Fraser has been into his cookery since a a very early age and knew quickly that he wanted to be a Chef. The atmosphere in the kitchen and the teamwork between the chefs really appealed to him. He’s enjoyed positions with increasing responsibility throughout his career, and has welcomed the support and tutoring of excellent chefs with a variety of styles and interests.
Through studying at Perth College UHI I gained a HND Professional Cookery qualification. Alongside this I was awarded the Andrew Fairlie Scholarship run in partnership with the college, at the age of 17, and I was also awarded the SQA Local Student of the Year Award.

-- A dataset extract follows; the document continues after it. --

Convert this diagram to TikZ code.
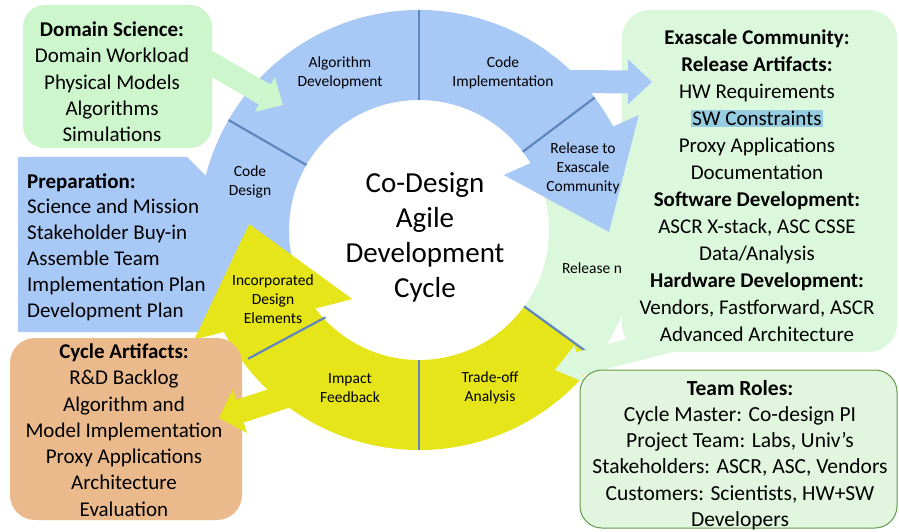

After his time at Restaurant Andrew Fairlie he joined the Strathearn team within The Gleneagles hotel for a brief spell before moving to Edinburgh. Working initially with Martin Wishart at The Honours before moving to Paul Kitching’s Restaurant 21212 where I became Sous Chef and helped to retain the restaurants Michelin Star for 2 years. While working at 21212 I also became the Chef Ambassador for Real Galloway Beef and The Galloway Cattle Society. This opportunity enabled me to go on a learning journey to Australia and represent Scotland at the Galloway World Congress. At the same time, I was also invited to be a Young Ambassador for Scottish Food and Drink.

I was then approached by Jonathan Brett to do some development work for the Annandale Distillery’s newest project – The Globe Inn. After a few months developing menus and recipes I officially took on a full-time position with the group as Sous Chef. Since then, I have worked hard to help push the standards of not only The Globe Inn but also our small coffee shop at Annandale Distillery. At the end of 2019 I was recognised as one of Scottish Reviews 2020 Vision Young Scottish People of the Year. This was then closely followed by being awarded the CIS Young Chef of the Year award.

My goals and aspirations are constantly evolving. My current main aim is to earn a Michelin Star at The Globe Inn. It would be a dream come true to have my name in the red book and I think it would not only be amazing for us but amazing for the region of Dumfries and Galloway. After chasing the Federation of Scottish Chefs Scottish Young Chef of the Year Trophy for 6 years (3 consecutive finals) I would love to take part in more competitive cooking – my main focus at present is to be good enough to be part of the Scottish Culinary Team and represent Scotland on the international stage.